Data-Enhanced Low-Cycle Fatigue Life Prediction Model Based on Nickel-Based Superalloys

To overcome the challenges of limited experimental data and improve the accuracy of empirical formulas, we propose a low-cycle fatigue (LCF) life prediction model for nickel-based superalloys using a data augmentation method. This method utilizes a variational autoencoder (VAE) to generate low-cycle fatigue data and form an augmented dataset. The Pearson correlation coefficient (PCC) is employed to verify the similarity of feature distributions between the original and augmented datasets. Six machine learning models, namely random forest (RF), artificial neural network (ANN), support vector machine (SVM), gradient-boosted decision tree (GBDT), eXtreme Gradient Boosting (XGBoost), and Categorical Boosting (CatBoost), are utilized to predict the LCF life of nickel-based superalloys.
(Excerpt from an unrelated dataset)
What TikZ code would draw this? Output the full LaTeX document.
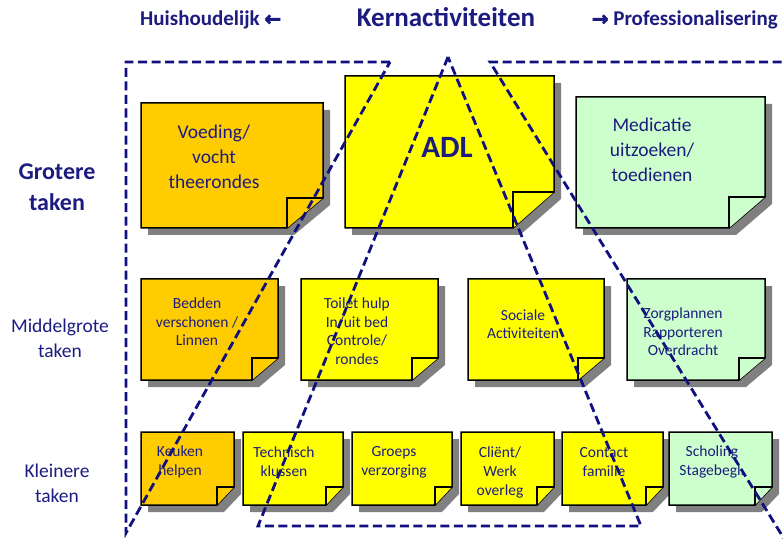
\documentclass[tikz,border=0pt]{standalone}
\usepackage{fontspec}
\setmainfont{Carlito}
\newfontfamily\arrowfont{DejaVu Sans}[FakeBold=3]
\definecolor{navytext}{RGB}{28,28,128}
\definecolor{navyline}{RGB}{16,16,128}
\definecolor{noteorange}{RGB}{255,204,0}
\definecolor{noteyellow}{RGB}{255,255,0}
\definecolor{notegreen}{RGB}{204,255,204}
\definecolor{shadowgray}{RGB}{128,128,128}
\tikzset{
  noteborder/.style={draw=black,line width=1.5bp,line join=miter},
  notetext/.style={text=navytext,align=center,inner sep=0pt},
  bigtext/.style={notetext,font=\fontsize{19.5bp}{25bp}\selectfont},
  midtext/.style={notetext,font=\fontsize{15.5bp}{18.5bp}\selectfont},
  smalltext/.style={notetext,font=\fontsize{15.5bp}{19bp}\selectfont},
  rowlabel/.style={notetext,font=\fontsize{19.5bp}{25bp}\selectfont},
  headtext/.style={text=navytext,inner sep=0pt,font=\bfseries\fontsize{21bp}{24bp}\selectfont},
  dashline/.style={draw=navyline,line width=2.8bp,dash pattern=on 9bp off 4.5bp,line join=miter}
}
% #1 l, #2 t, #3 r, #4 b, #5 fold w, #6 fold h, #7 colour
\newcommand\stickynote[7]{%
  \fill[shadowgray,shift={(7,7)}] (#1,#2) -- (#3,#2) -- (#3,#4-#6) -- (#3-#5,#4) -- (#1,#4) -- cycle;
  \draw[noteborder,fill=#7] (#1,#2) -- (#3,#2) -- (#3,#4-#6) -- (#3-#5,#4) -- (#1,#4) -- cycle;
  \draw[noteborder,fill=#7] (#3-#5,#4) -- (#3-#5,#4-#6) -- (#3,#4-#6);
}
\newcommand\headarrow[1]{{\arrowfont\fontsize{20bp}{22bp}\selectfont #1}}
\begin{document}
\begin{tikzpicture}[x=1bp,y=-1bp]
\useasboundingbox (0,0) rectangle (783,539);
\fill[white] (0,0) rectangle (783,539);

% row 1
\stickynote{141}{103}{323}{228}{36}{30}{noteorange}
\stickynote{345}{76}{554}{228}{41}{36}{noteyellow}
\stickynote{576}{97}{765}{228}{36}{31}{notegreen}
% row 2
\stickynote{141}{279}{278}{380}{26}{22}{noteorange}
\stickynote{301}{279}{438}{380}{26}{22}{noteyellow}
\stickynote{468}{279}{604}{380}{26}{22}{noteyellow}
\stickynote{627}{279}{765}{380}{26}{22}{notegreen}
% row 3
\stickynote{141}{432}{234}{505}{17}{18}{noteorange}
\stickynote{243}{432}{343}{505}{17}{18}{noteyellow}
\stickynote{352}{432}{452}{505}{17}{18}{noteyellow}
\stickynote{461}{432}{554}{505}{17}{18}{noteyellow}
\stickynote{562}{432}{663}{505}{17}{18}{noteyellow}
\stickynote{669}{432}{772}{505}{17}{18}{notegreen}

% note texts
\node[bigtext] (voeding) at (214,157) {Voeding/\\vocht\\theerondes};
\node[notetext,font=\bfseries\fontsize{31bp}{34bp}\selectfont] (adl) at (447,147) {ADL};
\node[bigtext] (medicatie) at (652,150) {Medicatie\\uitzoeken/\\toedienen};
\node[midtext] (bedden) at (197,322) {Bedden\\verschonen /\\Linnen};
\node[midtext] (toilet) at (357,331) {Toilet hulp\\In/uit bed\\Controle/\\rondes};
\node[midtext] (sociale) at (523,324) {Sociale\\Activiteiten};
\node[midtext] (zorg) at (683,332) {Zorgplannen\\Rapporteren\\Overdracht};
\node[smalltext] (keuken) at (180,462) {Keuken\\helpen};
\node[smalltext] (technisch) at (284,462) {Technisch\\klussen};
\node[smalltext] (groeps) at (394,462) {Groeps\\verzorging};
\node[smalltext] (client) at (500,472) {Cliënt/\\Werk\\overleg};
\node[smalltext] (contact) at (604,462) {Contact\\familie};
\node[smalltext] (scholing) at (712,462) {Scholing\\Stagebegl.};

% row labels
\node[notetext,font=\bfseries\fontsize{24bp}{31bp}\selectfont] (grotere) at (57,187) {Grotere\\taken};
\node[rowlabel] (middel) at (60,338) {Middelgrote\\taken};
\node[rowlabel] (kleinere) at (57,483) {Kleinere\\taken};

% headers
\node[headtext,anchor=west] (huis) at (140,20) {Huishoudelijk \headarrow{←}};
\node[headtext,font=\bfseries\fontsize{27bp}{30bp}\selectfont] (kern) at (446,17) {Kernactiviteiten};
\node[headtext,anchor=east] (prof) at (778,20) {\headarrow{→} Professionalisering};

% dashed regions
\coordinate (lA) at (390,62);
\coordinate (lB) at (126,62);
\coordinate (lC) at (126,533);
\draw[dashline] (lA) -- (lB) -- (lC) -- cycle;
\coordinate (cA) at (448,57);
\coordinate (cB) at (258,526);
\coordinate (cC) at (641,526);
\draw[dashline] (cA) -- (cB) -- (cC) -- cycle;
\coordinate (rA) at (795,62);
\coordinate (rB) at (490,62);
\coordinate (rC) at (791,550);
\draw[dashline] (rA) -- (rB) -- (rC);
\end{tikzpicture}
\end{document}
Results indicate that the proposed data augmentation method based on VAE can effectively expand the dataset, and the mean absolute error (MAE), root mean square error (RMSE), and R-squared (R²) values achieved using the CatBoost model, with respective values of 0.0242, 0.0391, and 0.9538, are superior to those of the other models. The proposed method reduces the cost and time associated with LCF experiments and accurately establishes the relationship between fatigue characteristics and LCF life of nickel-based superalloys.